Ever expansive in his fondness for red revolution, Karvelis also credits the teachings of long-distance Communist academic Noam Chomsky.

Kids are collateral damage in the revolution

Channeling Lenin, Karvelis writes, “[t]he pieces for a movement are slowly coming into position … How do we capitalize on this moment?” His answer is familiar – exploit the working class to energize his revolution.

Curious how he makes no mention of teachers, children or their needs. Any worker will do.

Following the presidential election, Karvelis railed, “We must continue our fight and bolster the working class as we strive towards a progressive political revolution … we will move our revolution ever closer to imminent success.”

Because the pending delivery of a substantial pay raise disrupts his game and disturbs the waters in which he admires his own reflection, Karvelis moves the markers and still calls down a strike.

If he gets it, we will see contemporary radical politics at its treacherous worst, where harm to our children and their academic achievement are necessary collateral damage in the cause of leftist revolution.

Arizonans should take a stand against such threats to our children and our democracy.
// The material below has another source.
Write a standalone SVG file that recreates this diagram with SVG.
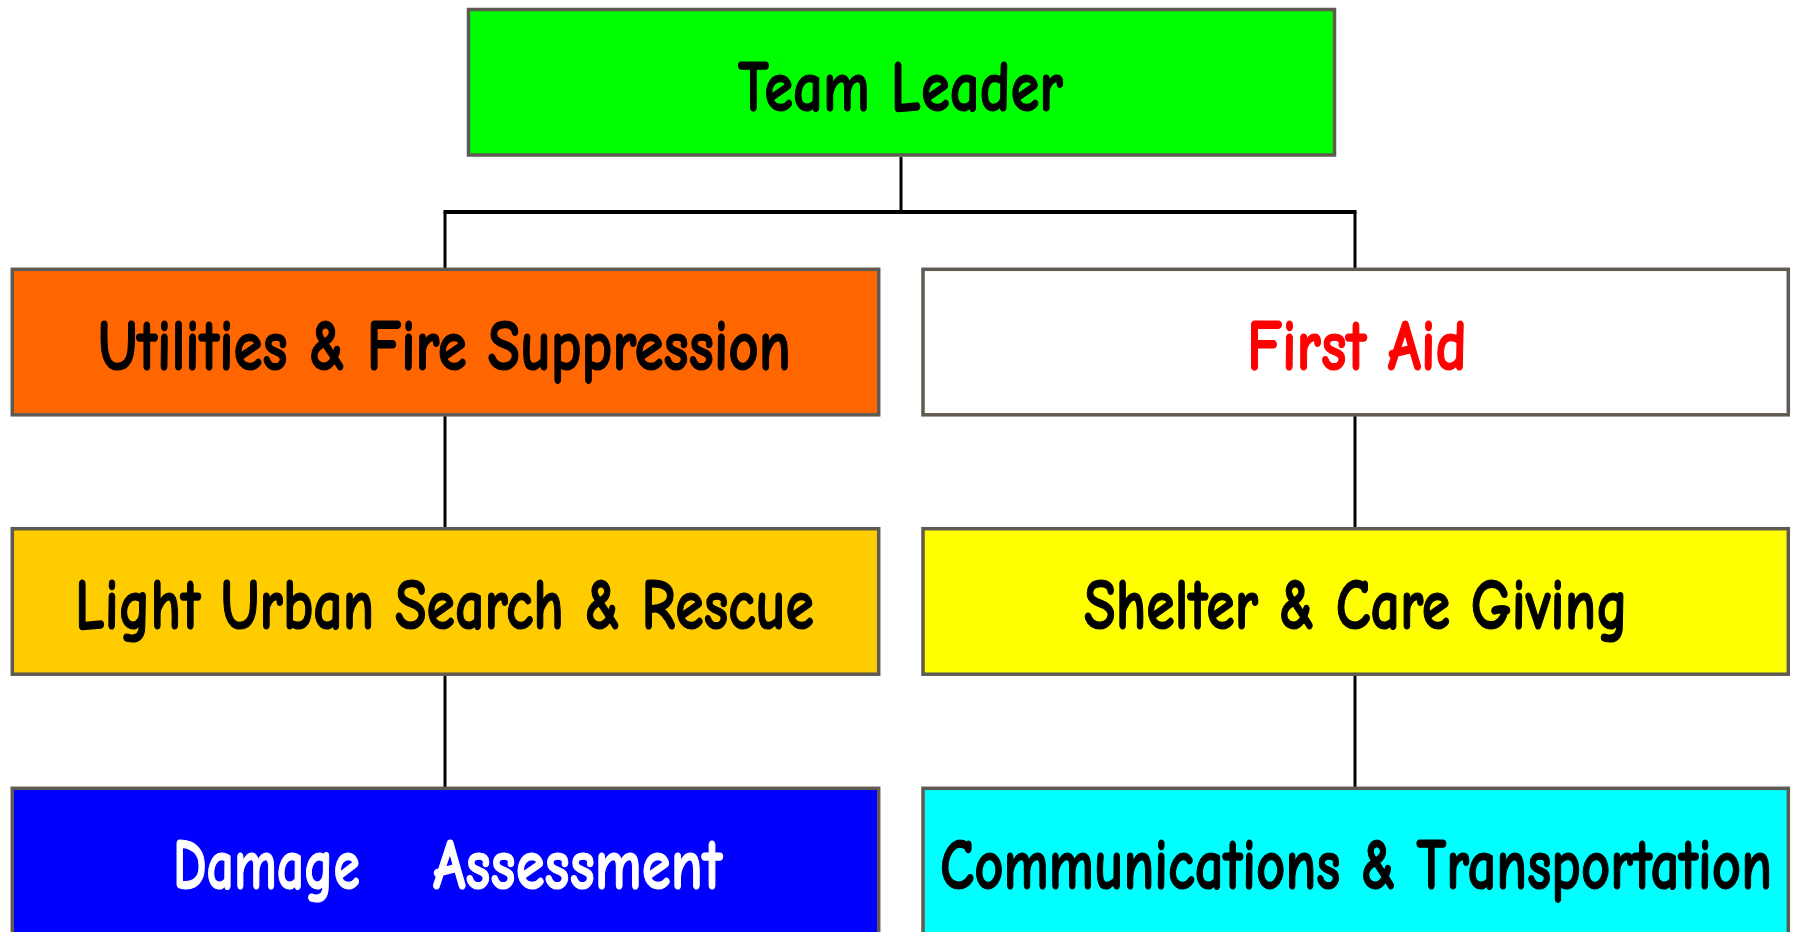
<svg xmlns="http://www.w3.org/2000/svg" width="1793" height="932" viewBox="0 0 1793 932">
<style>
.box{stroke:#5f5a52;stroke-width:3.5}
.lbl{font-family:"Comic Sans MS","Comic Neue","DejaVu Sans","Liberation Sans",sans-serif;font-weight:bold;font-size:72px;text-anchor:middle;stroke-width:1.2}
.lbl2{font-family:"Comic Sans MS","Comic Neue","DejaVu Sans","Liberation Sans",sans-serif;font-weight:bold;font-size:72px;stroke-width:1.2}
.conn{stroke:#000;fill:none;stroke-width:3}
</style>
<rect width="1793" height="932" fill="#fff"/>
<g id="connectors">
<line class="conn" x1="901" y1="157" x2="901" y2="212"/>
<line class="conn" x1="443.5" y1="212" x2="1356.5" y2="212" style="stroke-width:4"/>
<line class="conn" x1="445" y1="212" x2="445" y2="269"/>
<line class="conn" x1="1355" y1="212" x2="1355" y2="269"/>
<line class="conn" x1="445" y1="416" x2="445" y2="528"/>
<line class="conn" x1="445" y1="675" x2="445" y2="788"/>
<line class="conn" x1="1355" y1="416" x2="1355" y2="528"/>
<line class="conn" x1="1355" y1="675" x2="1355" y2="788"/>
</g>
<g id="team-leader">
<rect class="box" x="468.5" y="9.5" width="866" height="145.5" fill="#00ff00"/>
<text class="lbl" x="900.5" y="111" textLength="325" lengthAdjust="spacingAndGlyphs" fill="#000" stroke="#000">Team Leader</text>
</g>
<g id="utilities">
<rect class="box" x="12.3" y="269.3" width="866.4" height="145.5" fill="#ff6600"/>
<text class="lbl" x="444.5" y="370" textLength="693" lengthAdjust="spacingAndGlyphs" fill="#000" stroke="#000">Utilities &amp; Fire Suppression</text>
</g>
<g id="first-aid">
<rect class="box" x="923" y="269.3" width="865.3" height="145.5" fill="#ffffff"/>
<text class="lbl" x="1357" y="370" textLength="220" lengthAdjust="spacingAndGlyphs" fill="#ff0000" stroke="#ff0000">First Aid</text>
</g>
<g id="light-usar">
<rect class="box" x="12.3" y="528.7" width="866.4" height="145.5" fill="#ffcc00"/>
<text class="lbl" x="444.5" y="629" textLength="739" lengthAdjust="spacingAndGlyphs" fill="#000" stroke="#000">Light Urban Search &amp; Rescue</text>
</g>
<g id="shelter">
<rect class="box" x="923" y="528.7" width="865.3" height="145.5" fill="#ffff00"/>
<text class="lbl" x="1356" y="629" textLength="544" lengthAdjust="spacingAndGlyphs" fill="#000" stroke="#000">Shelter &amp; Care Giving</text>
</g>
<g id="damage">
<rect class="box" x="12.3" y="788.3" width="866.4" height="145.5" fill="#0000ff"/>
<text class="lbl2" y="888.5" fill="#fff" stroke="#fff"><tspan x="173" textLength="187" lengthAdjust="spacingAndGlyphs">Damage</tspan><tspan x="433" textLength="289" lengthAdjust="spacingAndGlyphs">Assessment</tspan></text>
</g>
<g id="communications">
<rect class="box" x="923" y="788.3" width="865.3" height="145.5" fill="#00ffff"/>
<text class="lbl" x="1356" y="888.5" textLength="832" lengthAdjust="spacingAndGlyphs" fill="#000" stroke="#000">Communications &amp; Transportation</text>
</g>
</svg>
We all deserve better. #TooRedForEd.

This clearly disturbed woman desires attention, so you can contact her at msyms@azleg.gov; on Twitter, @SymsForAz.

If you think a reasoned, rational solution to the teacher and education crisis in Arizona is remotely possible with wingnuts like this serving in the Arizona legislature, you are sadly mistaken. It is time to clean House and vote them out.

1 thought on “AZ GOP response to #RedForEd ranges from ‘class warfare,’ to suing teachers, to McCarthyism”

  1. Townsend wants to sue teachers and Sims says they’re dirty commies, all because they want to be paid for their work?

    Good lord.

    The GOP did not fall into the abyss, they dove in, head first, after a running start.